— Start —

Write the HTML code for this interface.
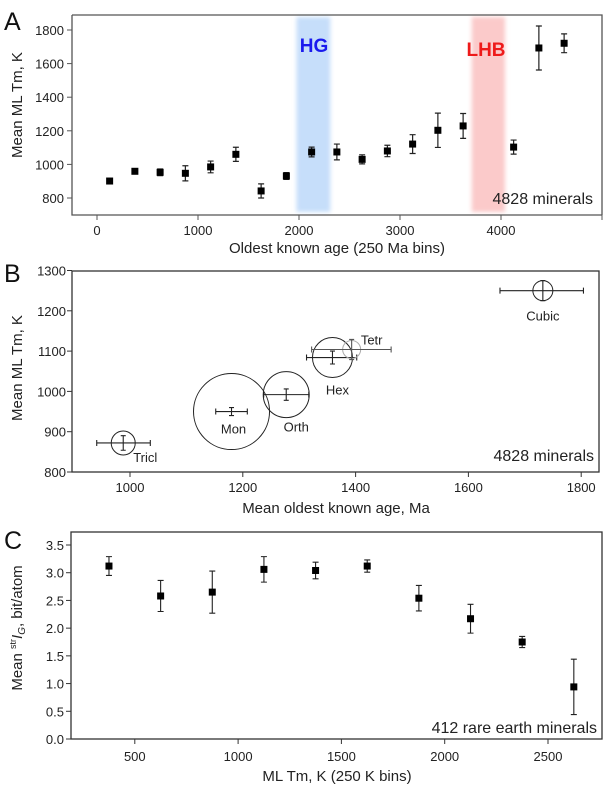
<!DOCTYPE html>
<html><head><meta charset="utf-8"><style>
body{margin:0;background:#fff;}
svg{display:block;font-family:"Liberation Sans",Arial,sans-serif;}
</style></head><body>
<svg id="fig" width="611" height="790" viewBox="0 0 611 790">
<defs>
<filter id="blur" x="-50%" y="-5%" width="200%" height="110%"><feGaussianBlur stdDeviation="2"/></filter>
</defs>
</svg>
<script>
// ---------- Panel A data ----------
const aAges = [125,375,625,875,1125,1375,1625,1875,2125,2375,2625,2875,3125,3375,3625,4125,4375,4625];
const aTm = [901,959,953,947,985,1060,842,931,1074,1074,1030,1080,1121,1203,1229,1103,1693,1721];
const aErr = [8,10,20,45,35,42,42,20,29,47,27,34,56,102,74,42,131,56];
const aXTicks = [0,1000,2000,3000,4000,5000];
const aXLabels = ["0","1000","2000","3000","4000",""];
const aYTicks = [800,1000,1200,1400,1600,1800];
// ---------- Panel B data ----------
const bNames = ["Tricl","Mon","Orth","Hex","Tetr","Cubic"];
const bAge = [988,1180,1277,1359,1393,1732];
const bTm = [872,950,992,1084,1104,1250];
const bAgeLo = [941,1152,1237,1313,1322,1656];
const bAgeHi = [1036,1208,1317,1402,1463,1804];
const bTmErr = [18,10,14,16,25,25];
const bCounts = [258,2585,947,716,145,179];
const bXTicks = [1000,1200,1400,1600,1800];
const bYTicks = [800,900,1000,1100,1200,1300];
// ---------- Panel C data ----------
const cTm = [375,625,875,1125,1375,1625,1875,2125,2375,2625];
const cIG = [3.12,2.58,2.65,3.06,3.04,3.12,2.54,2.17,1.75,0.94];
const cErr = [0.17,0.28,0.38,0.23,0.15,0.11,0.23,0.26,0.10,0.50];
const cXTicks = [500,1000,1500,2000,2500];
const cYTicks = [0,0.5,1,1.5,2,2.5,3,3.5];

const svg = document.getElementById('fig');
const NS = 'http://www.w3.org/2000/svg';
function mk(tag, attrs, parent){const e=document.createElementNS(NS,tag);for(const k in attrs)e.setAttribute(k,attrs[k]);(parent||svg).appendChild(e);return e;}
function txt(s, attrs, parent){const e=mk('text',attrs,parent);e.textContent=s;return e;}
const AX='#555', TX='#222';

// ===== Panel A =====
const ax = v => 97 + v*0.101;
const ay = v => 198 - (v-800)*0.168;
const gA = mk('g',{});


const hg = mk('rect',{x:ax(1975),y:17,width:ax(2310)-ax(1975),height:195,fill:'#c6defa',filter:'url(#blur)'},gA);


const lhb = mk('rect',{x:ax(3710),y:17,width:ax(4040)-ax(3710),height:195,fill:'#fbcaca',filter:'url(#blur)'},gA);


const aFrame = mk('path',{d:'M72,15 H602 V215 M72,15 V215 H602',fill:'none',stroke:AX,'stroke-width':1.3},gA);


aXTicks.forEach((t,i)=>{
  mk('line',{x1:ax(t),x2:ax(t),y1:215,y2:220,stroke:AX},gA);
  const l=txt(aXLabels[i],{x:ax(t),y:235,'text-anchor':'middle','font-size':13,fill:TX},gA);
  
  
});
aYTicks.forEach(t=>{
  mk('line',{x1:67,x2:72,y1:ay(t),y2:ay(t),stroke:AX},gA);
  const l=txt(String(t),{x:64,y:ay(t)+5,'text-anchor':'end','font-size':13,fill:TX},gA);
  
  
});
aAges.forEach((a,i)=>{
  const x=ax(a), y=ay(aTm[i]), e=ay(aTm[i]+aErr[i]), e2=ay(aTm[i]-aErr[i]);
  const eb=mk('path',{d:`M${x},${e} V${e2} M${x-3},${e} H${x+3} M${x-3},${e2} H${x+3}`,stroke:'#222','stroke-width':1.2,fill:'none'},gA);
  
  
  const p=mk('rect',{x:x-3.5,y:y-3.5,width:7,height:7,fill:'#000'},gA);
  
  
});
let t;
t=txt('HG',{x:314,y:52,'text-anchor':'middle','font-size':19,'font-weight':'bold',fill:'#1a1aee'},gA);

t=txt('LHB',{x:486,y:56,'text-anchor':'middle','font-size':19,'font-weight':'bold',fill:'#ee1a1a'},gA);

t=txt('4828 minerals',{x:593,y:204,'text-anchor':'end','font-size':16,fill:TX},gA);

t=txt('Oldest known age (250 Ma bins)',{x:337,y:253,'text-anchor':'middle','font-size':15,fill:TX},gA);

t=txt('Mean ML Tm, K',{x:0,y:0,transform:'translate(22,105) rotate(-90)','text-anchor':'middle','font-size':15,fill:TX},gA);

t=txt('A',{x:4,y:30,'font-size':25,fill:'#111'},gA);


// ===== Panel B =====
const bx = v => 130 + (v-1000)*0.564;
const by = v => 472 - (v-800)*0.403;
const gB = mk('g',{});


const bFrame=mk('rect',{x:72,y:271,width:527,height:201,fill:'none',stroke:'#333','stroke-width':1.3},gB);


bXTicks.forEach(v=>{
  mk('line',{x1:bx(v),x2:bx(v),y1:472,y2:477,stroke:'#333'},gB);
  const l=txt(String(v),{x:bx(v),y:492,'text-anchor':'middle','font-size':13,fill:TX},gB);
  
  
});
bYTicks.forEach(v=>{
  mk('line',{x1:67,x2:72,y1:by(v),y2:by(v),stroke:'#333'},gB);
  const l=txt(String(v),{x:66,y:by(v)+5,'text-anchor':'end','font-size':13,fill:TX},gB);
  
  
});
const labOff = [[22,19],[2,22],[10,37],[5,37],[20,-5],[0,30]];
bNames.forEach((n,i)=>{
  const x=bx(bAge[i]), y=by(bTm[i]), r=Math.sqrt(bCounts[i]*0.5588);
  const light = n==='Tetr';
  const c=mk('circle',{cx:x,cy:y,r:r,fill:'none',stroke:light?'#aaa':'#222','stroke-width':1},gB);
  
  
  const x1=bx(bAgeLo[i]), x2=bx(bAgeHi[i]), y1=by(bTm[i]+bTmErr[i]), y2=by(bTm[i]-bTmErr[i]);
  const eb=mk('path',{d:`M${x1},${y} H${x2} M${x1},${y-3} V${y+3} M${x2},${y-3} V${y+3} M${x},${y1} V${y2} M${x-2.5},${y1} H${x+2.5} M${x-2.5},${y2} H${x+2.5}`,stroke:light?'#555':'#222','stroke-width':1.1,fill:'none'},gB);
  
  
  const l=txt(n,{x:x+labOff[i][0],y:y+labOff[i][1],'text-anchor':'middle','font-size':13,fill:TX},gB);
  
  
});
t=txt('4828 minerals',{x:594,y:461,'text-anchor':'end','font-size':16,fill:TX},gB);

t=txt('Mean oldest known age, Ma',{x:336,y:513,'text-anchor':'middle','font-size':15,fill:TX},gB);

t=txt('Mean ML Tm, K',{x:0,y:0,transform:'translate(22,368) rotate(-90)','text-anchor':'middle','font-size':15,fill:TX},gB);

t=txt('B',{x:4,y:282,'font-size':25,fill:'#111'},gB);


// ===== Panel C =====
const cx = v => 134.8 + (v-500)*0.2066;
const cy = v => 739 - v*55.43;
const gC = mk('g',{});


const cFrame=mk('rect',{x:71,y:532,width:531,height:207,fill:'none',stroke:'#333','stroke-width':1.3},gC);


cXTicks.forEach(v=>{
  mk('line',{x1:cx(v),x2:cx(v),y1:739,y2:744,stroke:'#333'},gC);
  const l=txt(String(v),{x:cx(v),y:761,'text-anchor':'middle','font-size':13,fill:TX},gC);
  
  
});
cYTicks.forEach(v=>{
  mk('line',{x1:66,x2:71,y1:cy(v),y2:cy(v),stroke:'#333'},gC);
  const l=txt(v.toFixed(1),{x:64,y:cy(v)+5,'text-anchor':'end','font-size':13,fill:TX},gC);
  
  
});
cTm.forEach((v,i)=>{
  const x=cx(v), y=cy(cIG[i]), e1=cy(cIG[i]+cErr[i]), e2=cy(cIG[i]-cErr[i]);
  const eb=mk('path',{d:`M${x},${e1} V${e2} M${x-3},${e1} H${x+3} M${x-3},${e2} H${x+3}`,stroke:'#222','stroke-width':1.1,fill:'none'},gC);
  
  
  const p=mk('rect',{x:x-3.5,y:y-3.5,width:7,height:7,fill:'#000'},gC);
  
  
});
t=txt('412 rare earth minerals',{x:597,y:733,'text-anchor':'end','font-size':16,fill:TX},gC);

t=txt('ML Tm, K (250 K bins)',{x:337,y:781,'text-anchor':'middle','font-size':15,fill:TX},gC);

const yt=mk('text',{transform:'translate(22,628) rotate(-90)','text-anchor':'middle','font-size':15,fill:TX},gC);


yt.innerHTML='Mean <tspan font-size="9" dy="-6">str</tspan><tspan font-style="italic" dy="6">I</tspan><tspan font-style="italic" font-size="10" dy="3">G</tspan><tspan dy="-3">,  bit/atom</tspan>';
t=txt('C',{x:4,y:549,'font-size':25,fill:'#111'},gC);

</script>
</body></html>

— End —

▸ STATED GOAL
Please reproduce the listing exactly from its opening line through the line that contains "const cYTicks = [0,0.5,1,1.5,2,2.5,3,3.5];", both included, with all pictures omitted.

▸ EXERCISE OUTPUT
Write the HTML code for this interface.
<!DOCTYPE html>
<html><head><meta charset="utf-8"><style>
body{margin:0;background:#fff;}
svg{display:block;font-family:"Liberation Sans",Arial,sans-serif;}
</style></head><body>
<svg id="fig" width="611" height="790" viewBox="0 0 611 790">
<defs>
<filter id="blur" x="-50%" y="-5%" width="200%" height="110%"><feGaussianBlur stdDeviation="2"/></filter>
</defs>
</svg>
<script>
// ---------- Panel A data ----------
const aAges = [125,375,625,875,1125,1375,1625,1875,2125,2375,2625,2875,3125,3375,3625,4125,4375,4625];
const aTm = [901,959,953,947,985,1060,842,931,1074,1074,1030,1080,1121,1203,1229,1103,1693,1721];
const aErr = [8,10,20,45,35,42,42,20,29,47,27,34,56,102,74,42,131,56];
const aXTicks = [0,1000,2000,3000,4000,5000];
const aXLabels = ["0","1000","2000","3000","4000",""];
const aYTicks = [800,1000,1200,1400,1600,1800];
// ---------- Panel B data ----------
const bNames = ["Tricl","Mon","Orth","Hex","Tetr","Cubic"];
const bAge = [988,1180,1277,1359,1393,1732];
const bTm = [872,950,992,1084,1104,1250];
const bAgeLo = [941,1152,1237,1313,1322,1656];
const bAgeHi = [1036,1208,1317,1402,1463,1804];
const bTmErr = [18,10,14,16,25,25];
const bCounts = [258,2585,947,716,145,179];
const bXTicks = [1000,1200,1400,1600,1800];
const bYTicks = [800,900,1000,1100,1200,1300];
// ---------- Panel C data ----------
const cTm = [375,625,875,1125,1375,1625,1875,2125,2375,2625];
const cIG = [3.12,2.58,2.65,3.06,3.04,3.12,2.54,2.17,1.75,0.94];
const cErr = [0.17,0.28,0.38,0.23,0.15,0.11,0.23,0.26,0.10,0.50];
const cXTicks = [500,1000,1500,2000,2500];
const cYTicks = [0,0.5,1,1.5,2,2.5,3,3.5];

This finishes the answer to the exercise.